*RECORDED DATA:*
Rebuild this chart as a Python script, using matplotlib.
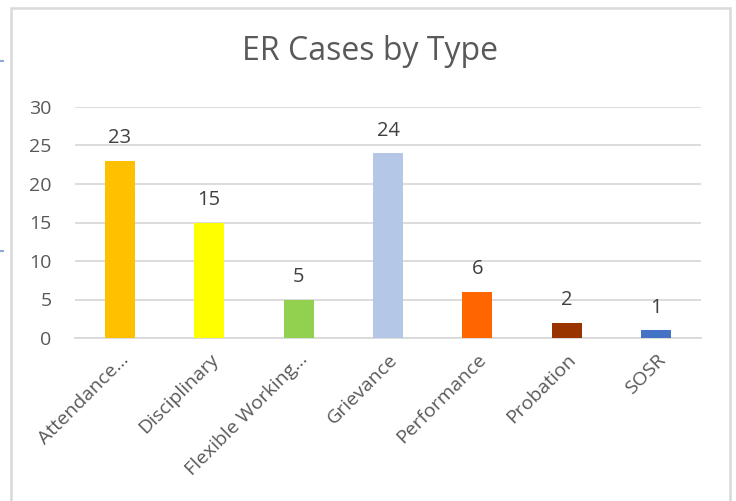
import matplotlib
matplotlib.use("Agg")
import matplotlib.pyplot as plt
from matplotlib.patches import Rectangle
from matplotlib.lines import Line2D

categories = ["Attendance...", "Disciplinary", "Flexible Working...", "Grievance",
              "Performance", "Probation", "SOSR"]
values = [23, 15, 5, 24, 6, 2, 1]
colors = ["#FFC000", "#FFFF00", "#92D050", "#B4C7E7", "#FF6600", "#993300", "#4472C4"]
yticks = [0, 5, 10, 15, 20, 25, 30]
title = "ER Cases by Type"

plt.rcParams['font.family'] = ['Open Sans', 'DejaVu Sans']

W, H = 736, 501
fig = plt.figure(figsize=(W / 100, H / 100), dpi=100)
fig.patch.set_facecolor("white")

# outer chart frame
fig.patches.append(Rectangle((11 / W, -0.05), (730 - 11) / W, 1.05 - 8 / H,
                             transform=fig.transFigure, fill=False,
                             edgecolor="#D9D9D9", linewidth=1.8))
# small blue marks at left edge
for yy in (61, 251):
    fig.lines.append(Line2D([0, 3 / W], [1 - yy / H, 1 - yy / H],
                            transform=fig.transFigure, color="#8EA9DB", linewidth=1.5))

ax = fig.add_axes([75 / W, 1 - 338 / H, (701 - 75) / W, (338 - 107) / H])
x = range(len(categories))
bars = ax.bar(x, values, width=0.335, color=colors, zorder=3)
ax.set_xlim(-0.5, len(categories) - 0.5)
ax.set_ylim(0, 30)
ax.set_yticks(yticks)
ax.set_yticklabels([str(t) for t in yticks], fontsize=14, color="#595959")
ax.grid(axis="y", color="#D9D9D9", linewidth=1.3, zorder=0)
for s in ["top", "right", "left"]:
    ax.spines[s].set_visible(False)
ax.spines["bottom"].set_color("#D9D9D9")
ax.spines["bottom"].set_linewidth(1.3)
ax.tick_params(axis="both", length=0)
ax.tick_params(axis="y", pad=17)
ax.set_xticks(list(x))
ax.set_xticklabels(categories, rotation=45, ha="right", rotation_mode="anchor",
                   fontsize=14, color="#595959")
ax.tick_params(axis="x", pad=9)

for xi, v in zip(x, values):
    ax.annotate(str(v), (xi, v), xytext=(0, 9), textcoords="offset points",
                ha="center", va="bottom", fontsize=14.5, color="#404040")

fig.text(370 / W, 1 - 52 / H, title, ha="center", va="center", fontsize=23,
         color="#595959")

fig.savefig("out.png", dpi=100)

*OBJECTIVE:*
Restate the data word for word from its first line through the line with "from matplotlib.lines import Line2D", leaving out any picture along the way.

*EXERCISE ANSWER:*
Rebuild this chart as a Python script, using matplotlib.
import matplotlib
matplotlib.use("Agg")
import matplotlib.pyplot as plt
from matplotlib.patches import Rectangle
from matplotlib.lines import Line2D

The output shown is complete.